DVD-by-mail service Netflix Inc. will begin delivering movies and other programming directly to televisions later this year through a set-top box that will pipe entertainment over a high-speed Internet connection.
The set-top box, to be made by LG Electronics Inc. as part of a partnership announced late Wednesday, is designed to broaden the appeal of a year-old streaming service that Netflix provides to its 7 million subscribers at no additional charge.
LG Electronics didn’t reveal how much the set-top box will cost when it hits the market in the summer or early autumn. Similar devices made by Apple Inc. and Vudu Inc. cost $299 to $399.
My bet? It tanks. Why? Because people don’t want another box, in addition to all of the others they already have, sitting on their television. Oh yeah, and people only want to see so many older movies, once the newness wears off, they’ll never use it.
Alpacas Could Drive Better
Drivers talking on cell phones are probably making your commute even longer, concludes a new study.
Motorists yakking away, even with handsfree devices, just don’t keep up with the flow of traffic, said study author David Strayer, a psychology professor at the University of Utah.
They also crawl about 2 mph slower on commuter-clogged roads than people not on the phone, he said.
They needed a study for this? Don’t we all know that people drive slower when talking on the phone? Don’t we know those people are poster children for highway safety? Heck, they could have done a study on drug rehabilitation and told us that people who enter rehab usually end up back in rehab again. Come on! Let’s study something important, like why alpacas spit or something like that.
Happy New Flaw!
Okay, well, it’s not so new. But it is a flaw.
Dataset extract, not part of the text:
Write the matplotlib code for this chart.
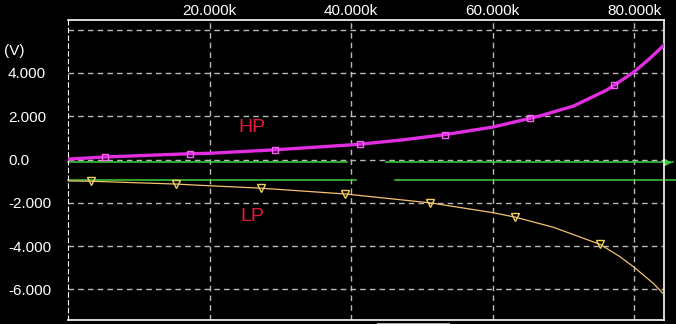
# Importing libraries
import numpy as np
import matplotlib
matplotlib.use('Agg')
import matplotlib.pyplot as plt
from matplotlib.patches import Rectangle

# Frequency axis values (kHz) and traces
hp_freq = [0, 5.2, 17.2, 20, 29.2, 40, 41.2, 47, 53.2, 60, 65.2, 66.7, 71.4, 76.1, 77.2, 80, 82.2, 84.2]
hp_volt = [0.02, 0.12, 0.27, 0.29, 0.45, 0.68, 0.71, 0.90, 1.15, 1.50, 1.90, 2.02, 2.47, 3.21, 3.44, 4.06, 4.67, 5.29]
hp_marks = [1, 2, 4, 6, 8, 10, 14]

lp_freq = [0, 3.2, 15.2, 20, 27.2, 39.2, 51.2, 60, 63.2, 68.6, 75.2, 78.0, 80.0, 82.7, 84.2]
lp_volt = [-0.99, -1.0, -1.13, -1.21, -1.32, -1.59, -2.0, -2.45, -2.66, -3.13, -3.92, -4.49, -4.98, -5.72, -6.23]
lp_marks = [1, 2, 4, 5, 6, 8, 10]

# Green reference lines: level and visible segments (kHz)
ref_upper_level = -0.10
ref_upper_segments = [(0, 39.4), (44.9, 85.5)]
ref_lower_level = -0.96
ref_lower_segments = [(0, 40.7), (46.2, 85.9)]

x_ticks = [20000, 40000, 60000, 80000]
y_ticks = [-6, -4, -2, 0, 2, 4, 6]
y_labels = ['-6.000', '-4.000', '-2.000', '0.0', '2.000', '4.000', '']

# Colours
bg = 'black'
grid_col = '#b8b8b8'
hp_col = '#e02ee0'
lp_col = '#f5c270'
green = '#3cd23c'
red = '#e8183c'

plt.rcParams['font.family'] = ['Liberation Sans', 'DejaVu Sans']

fig = plt.figure(figsize=(6.76, 3.24), dpi=100, facecolor=bg)
ax = fig.add_axes([68/676, 4/324, 596/676, 300.5/324], facecolor=bg)

# Grid
for x in x_ticks:
    ax.axvline(x, color=grid_col, lw=1, ls=(0, (4, 3)), zorder=1)
for y in y_ticks:
    ax.axhline(y, color=grid_col, lw=1, ls=(0, (4, 3)), zorder=1)

# Green reference lines (they run past the right border)
for x0, x1 in ref_upper_segments:
    ax.plot([x0*1000, x1*1000], [ref_upper_level]*2, color=green, lw=1.1, clip_on=False, zorder=2)
ax.plot([84.6*1000], [ref_upper_level], marker='>', color=green, ms=4, clip_on=False, zorder=2)
for x0, x1 in ref_lower_segments:
    ax.plot([x0*1000, x1*1000], [ref_lower_level]*2, color=green, lw=1.1, clip_on=False, zorder=2)

# Traces
ax.plot(np.array(hp_freq)*1000, hp_volt, color=hp_col, lw=2.4, marker='s', ms=4,
        mfc='none', mec='#ff60ff', mew=1, markevery=hp_marks, zorder=3)
ax.plot(np.array(lp_freq)*1000, lp_volt, color=lp_col, lw=0.9, marker='v', ms=6,
        mfc='none', mec='#f0d060', mew=1, markevery=lp_marks, zorder=3)

# Labels on the traces
ax.text(26000, 1.5, 'HP', color=red, fontsize=14, ha='center', va='center',
        family=['Liberation Sans Narrow', 'Liberation Sans'])
ax.text(26000, -2.64, 'LP', color=red, fontsize=14, ha='center', va='center',
        family=['Liberation Sans Narrow', 'Liberation Sans'])

ax.set_xlim(0, 84200)
ax.set_ylim(-7.41, 6.47)

# Ticks: x labels on top, y labels left aligned at the figure edge
ax.set_xticks(x_ticks)
ax.set_xticklabels([f'{v/1000:.3f}k' for v in x_ticks])
ax.xaxis.tick_top()
ax.tick_params(axis='x', length=0, pad=1, colors='white', labelsize=11)
ax.set_yticks(y_ticks)
ax.set_yticklabels(y_labels)
ax.tick_params(axis='y', length=0, pad=60*0.72, colors='white', labelsize=11)
for lbl in ax.get_yticklabels():
    lbl.set_horizontalalignment('left')
ax.text(4/676, 5.03, '(V)', color='white', fontsize=11, ha='left', va='center',
        transform=ax.get_yaxis_transform().__class__(fig.transFigure, ax.transData))

# Borders
for side in ['top', 'right', 'bottom']:
    ax.spines[side].set_color('white')
    ax.spines[side].set_linewidth(1.2)
ax.spines['left'].set_color('white')
ax.spines['left'].set_linestyle((0, (4, 3)))

# Small grey scrollbar below the plot
fig.add_artist(Rectangle((376.7/676, 0), 73.3/676, 1.5/324, transform=fig.transFigure,
                         color='#a0a0a0', lw=0))

fig.savefig('out.png', dpi=100, facecolor=bg)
Microsoft is making great headway on a great 2008!
A flaw in Microsoft’s Windows Home Server could lead to data loss under certain circumstances, the company has confirmed.
Windows Home Server, released over the summer, aims to offer home users centralized media storage and home backup capabilities for networked PCs.
Microsoft last week updated a support document acknowledging that files edited using certain programs and then stored on Windows Home Server could become corrupted.
Does anyone really wonder why people are sticking with XP as long as they can? With Home Server and Vista acting the way they do, why would anyone use them?